Studio Ghibli? Check. Miyazaki? Check. The latest anime from the supremely talented director of “Spirited Away” and “Princess Mononoke”? Ah, not quite. The awkwardly titled “From Up on Poppy Hill” (shortened and dubbed into English by Disney) is a feature-length cartoon co-written by the 72-year-old Hayao Miyazaki; however, it was directed by his son, Goro Miyazaki, who made his directorial debut with “Tales from Earthsea.” Like his old man, Goro favors limited character animation and exquisite water colors (his azure skies are streaked with orange and pink). Unfortunately, Goro lacks the old man’s flair for storytelling. For all its design virtues, the leisurely “Poppy Hill” sometimes feels like a dry class debate. Consequently, it may prove too talky for its target audience, adolescents and young teens.

Like the elder Miyazaki’s best work, including his recent “Ponyo,” this story is about love, loss and ancestral fealty.

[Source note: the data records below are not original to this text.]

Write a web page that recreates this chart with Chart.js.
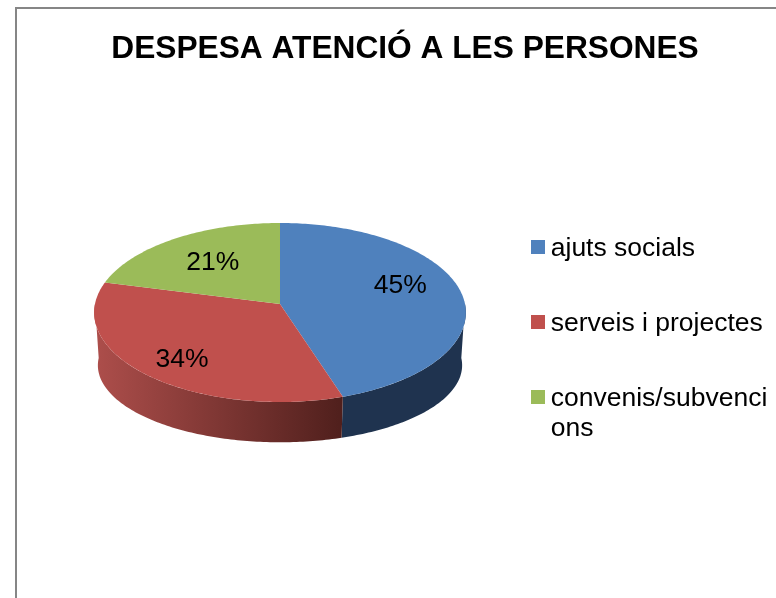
<!DOCTYPE html>
<html lang="ca">
<head>
    <meta charset="UTF-8" />
    <title>Despesa atenció a les persones</title>
    <script src="https://cdn.jsdelivr.net/npm/chart.js"></script>
    <style>
        body { margin: 0; background: #fff; overflow: hidden; }
        canvas { display: block; }
    </style>
</head>
<body>
    <canvas id="pie" width="776" height="598"></canvas>
    <script>
        const titleText = 'DESPESA ATENCIÓ A LES PERSONES';
        const categories = ['ajuts socials', 'serveis i projectes', ['convenis/subvenci', 'ons']];
        const values = [45, 34, 21];
        const colors = ['#4f81bd', '#c0504d', '#9bbb59'];

        // look of the tilted pie, Chart.js only supplies the slice angles
        const pie = { cx: 280, cy: 304, rx: 185, ry: 88.7, tilt: 0.095, depth: 54, shrinkX: 0.98, shrinkY: 0.86 };
        const labelSpots = [
            { radius: 0.665, dy: -9 },
            { radius: 0.735, dy: 6 },
            { radius: 0.62, dy: 0 }
        ];

        function project(angle, radius, down, scaleX, scaleY) {
            const u = Math.cos(angle) * radius;
            const v = Math.sin(angle) * radius;
            const w = 1 - pie.tilt * v;
            return {
                x: pie.cx + pie.rx * scaleX * u / w,
                y: pie.cy + down + pie.ry * scaleY * v / w
            };
        }

        function traceEdge(ctx, from, to, down, scaleX, scaleY) {
            const steps = Math.max(2, Math.ceil(Math.abs(to - from) * 60));
            for (let i = 0; i <= steps; i++) {
                const p = project(from + (to - from) * i / steps, 1, down, scaleX, scaleY);
                ctx.lineTo(p.x, p.y);
            }
        }

        function wallFill(ctx, index) {
            if (index === 0) return '#1f334f';
            const g = ctx.createLinearGradient(pie.cx - pie.rx, 0, pie.cx + 64, 0);
            g.addColorStop(0, '#ad4e4b');
            g.addColorStop(1, '#4f1f1c');
            return g;
        }

        const tiltedPie = {
            id: 'tiltedPie',
            beforeDatasetDraw(chart) {
                const ctx = chart.ctx;
                const arcs = chart.getDatasetMeta(0).data;

                // side wall, only the front half can be seen
                arcs.forEach((arc, i) => {
                    const from = Math.max(arc.startAngle, 0);
                    const to = Math.min(arc.endAngle, Math.PI);
                    if (from >= to) return;
                    ctx.beginPath();
                    traceEdge(ctx, from, to, 0, 1, 1);
                    traceEdge(ctx, to, from, pie.depth, pie.shrinkX, pie.shrinkY);
                    ctx.closePath();
                    ctx.fillStyle = wallFill(ctx, i);
                    ctx.fill();
                });

                // top face
                arcs.forEach((arc, i) => {
                    ctx.beginPath();
                    ctx.moveTo(pie.cx, pie.cy);
                    traceEdge(ctx, arc.startAngle, arc.endAngle, 0, 1, 1);
                    ctx.closePath();
                    ctx.fillStyle = colors[i];
                    ctx.fill();
                });

                ctx.fillStyle = '#000';
                ctx.font = '26.5px "Liberation Sans"';
                ctx.textAlign = 'center';
                ctx.textBaseline = 'middle';
                arcs.forEach((arc, i) => {
                    const mid = (arc.startAngle + arc.endAngle) / 2;
                    const p = project(mid, labelSpots[i].radius, labelSpots[i].dy, 1, 1);
                    ctx.fillText(values[i] + '%', p.x, p.y);
                });
                return false;
            }
        };

        const pageFrame = {
            id: 'pageFrame',
            beforeDraw(chart) {
                const ctx = chart.ctx;
                ctx.save();
                ctx.fillStyle = '#fff';
                ctx.fillRect(0, 0, chart.width, chart.height);
                ctx.strokeStyle = '#868686';
                ctx.lineWidth = 2;
                ctx.strokeRect(16, 8, 900, 800);
                ctx.restore();
            }
        };

        // legend and title sit where the reference has them, not where the layout puts them
        const placeBoxes = {
            id: 'placeBoxes',
            afterLayout(chart) {
                const legend = chart.legend;
                legend.left = 488;
                legend.right = 776;
                legend.top = 187.25;
                legend.bottom = 598;
                chart.titleBlock.left = 34;
                chart.titleBlock.right = 776;
            }
        };

        // swatch drawn over a 1px legend box so the text starts close to it,
        // off centre in its canvas to line up with the text
        function swatch(color) {
            const c = document.createElement('canvas');
            c.width = 16;
            c.height = 18;
            const g = c.getContext('2d');
            g.fillStyle = color;
            g.fillRect(2, 0, 14, 14);
            return c;
        }

        new Chart(document.getElementById('pie'), {
            type: 'pie',
            data: {
                labels: categories,
                datasets: [{ data: values, backgroundColor: colors, borderWidth: 0 }]
            },
            options: {
                responsive: false,
                animation: false,
                plugins: {
                    title: {
                        display: true,
                        text: titleText,
                        color: '#000',
                        font: { family: '"Liberation Sans"', size: 31.7, weight: 'bold' },
                        padding: { top: 30, bottom: 10 }
                    },
                    legend: {
                        position: 'right',
                        align: 'start',
                        labels: {
                            color: '#000',
                            font: { family: '"Liberation Sans"', size: 26.5, lineHeight: 1.13 },
                            padding: 48.5,
                            usePointStyle: true,
                            boxWidth: 1,
                            boxHeight: 14,
                            generateLabels(chart) {
                                return categories.map((text, i) => ({
                                    text: text,
                                    fillStyle: colors[i],
                                    strokeStyle: colors[i],
                                    lineWidth: 0,
                                    pointStyle: swatch(colors[i]),
                                    index: i
                                }));
                            }
                        }
                    },
                    tooltip: { enabled: false }
                }
            },
            plugins: [pageFrame, placeBoxes, tiltedPie]
        });
    </script>
</body>
</html>
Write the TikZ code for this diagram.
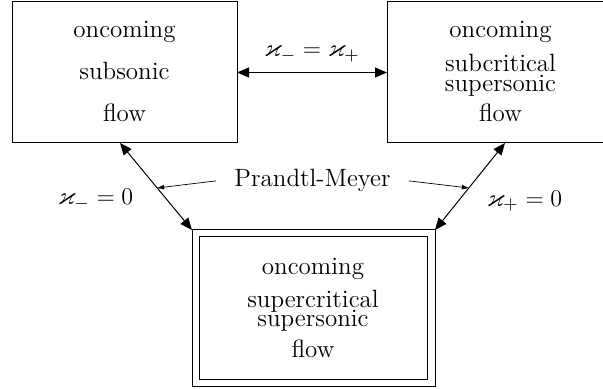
\documentclass[tikz,border=0pt]{standalone}
\usepackage{amssymb}
\usetikzlibrary{arrows.meta,calc}
\begin{document}
\begin{tikzpicture}[x=0.5pt,y=-0.5pt,
  box/.style={draw, line width=0.5pt, inner sep=0pt, outer sep=0pt, rectangle},
  txt/.style={font=\fontsize{12.5}{15}\selectfont, inner sep=0pt, anchor=base},
  biarrow/.style={{Triangle[length=6pt,width=5pt]}-{Triangle[length=6pt,width=5pt]}, line width=0.5pt},
  pointer/.style={-{Triangle[length=3.5pt,width=2.2pt]}, line width=0.35pt}]
\clip (0,0) rectangle (603,389);
% boxes
\node[box, minimum width=112.5pt, minimum height=70.5pt] (L) at (124.5,72.5) {};
\node[box, minimum width=113.5pt, minimum height=70.5pt] (R) at (500.5,72.5) {};
\node[box, minimum width=121.5pt, minimum height=78pt] (B) at (313.5,308) {};
\node[box, minimum width=114pt, minimum height=71pt] (Bi) at (313,308) {};
% texts in boxes
\node[txt] (l1) at (124.5,38) {oncoming};
\node[txt] (l2) at (124.5,80) {subsonic};
\node[txt] (l3) at (124.5,122) {flow};
\node[txt] (r1) at (500.5,38) {oncoming};
\node[txt] (r2) at (500.5,72) {subcritical};
\node[txt] (r3) at (500.5,92) {supersonic};
\node[txt] (r4) at (500.5,122) {flow};
\node[txt] (b1) at (313,274) {oncoming};
\node[txt] (b2) at (313,307) {supercritical};
\node[txt] (b3) at (313,326) {supersonic};
\node[txt] (b4) at (313,357) {flow};
% connectors
\draw[biarrow] (L.east) -- node[txt, pos=0.5, yshift=8pt] (kk) {$\varkappa_- = \varkappa_+$} (R.west);
\coordinate (Ltip) at ($(L.south)+(-4.5,0)$);
\coordinate (Rtip) at ($(R.south)+(4.5,0)$);
\draw[biarrow] (Ltip) -- coordinate[pos=0.517] (pl) (B.north west);
\draw[biarrow] (Rtip) -- coordinate[pos=0.517] (pr) (B.north east);
\node[txt, inner xsep=9pt] (PM) at (312.5,187) {Prandtl-Meyer};
\draw[pointer] (PM.west) -- (pl);
\draw[pointer] (PM.east) -- (pr);
\node[txt] (km) at (95.5,205) {$\varkappa_- = 0$};
\node[txt] (kp) at (524.5,206) {$\varkappa_+ = 0$};
\end{tikzpicture}
\end{document}
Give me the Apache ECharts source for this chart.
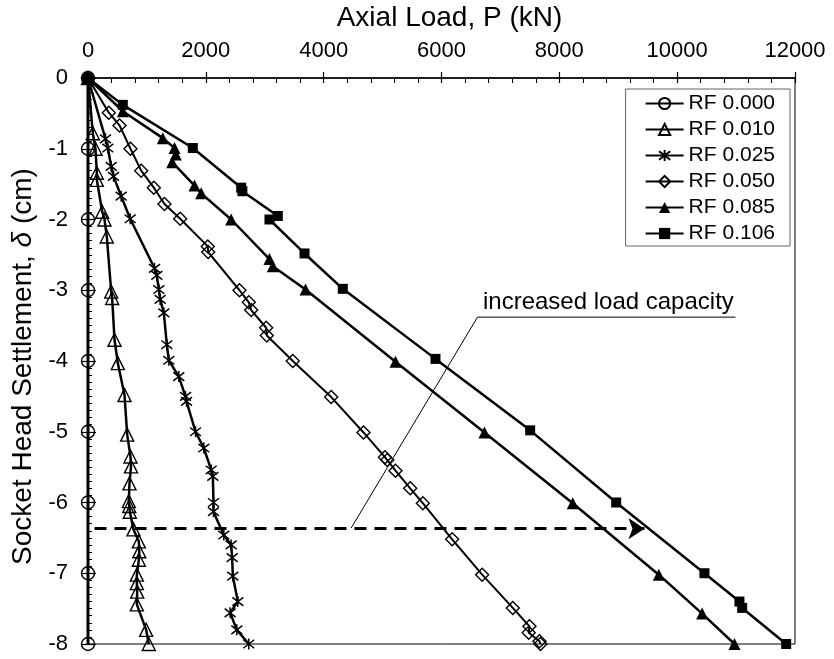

What’s missing are the fantasy elements. “Poppy Hill” could just as easily be a live-action drama. Set in the port city of Yokohama on the eve of the 1964 Summer Olympics, it focuses on Yumi (Sarah Bolger), a lonely but driven high-schooler whose mom is away studying in America and whose Navy officer father is still MIA from the Korean War. Besides attending school, Yumi runs a boardinghouse with her grandmother. She begins each day by hoisting signal flags, in the remote chance that they will be seen by her father. At school, she allies with the rebellious Shun (Anton Yelchin) and his gang of eggheads, who are determined to save their frat house from developers. “You cannot move into the future without knowing the past,” Shun declares in a debate that turns rowdy. “Destroy everything old and you dishonor those who lived and died before us.”

Interwoven with this noble, typically Japanese sentiment is a star-crossed lovers plot that touches on adultery and incest. “It’s like a cheap melodrama,” says Shun when he discovers he and Yumi may be more than classmates. Not to worry. Everything turns out fine in this blend of teen angst and history lesson (with references to repatriation and the devastation of Nagasaki). And there’s certainly nothing cheap about this hand-drawn, gorgeously mounted production, which employed hundreds of artists, plus, for the Disney version, the voice talents of  Gillian Anderson, Jamie Lee Curtis, Beau Bridges and, for the old salt who arrives just in time to set things straight, Bruce Dern.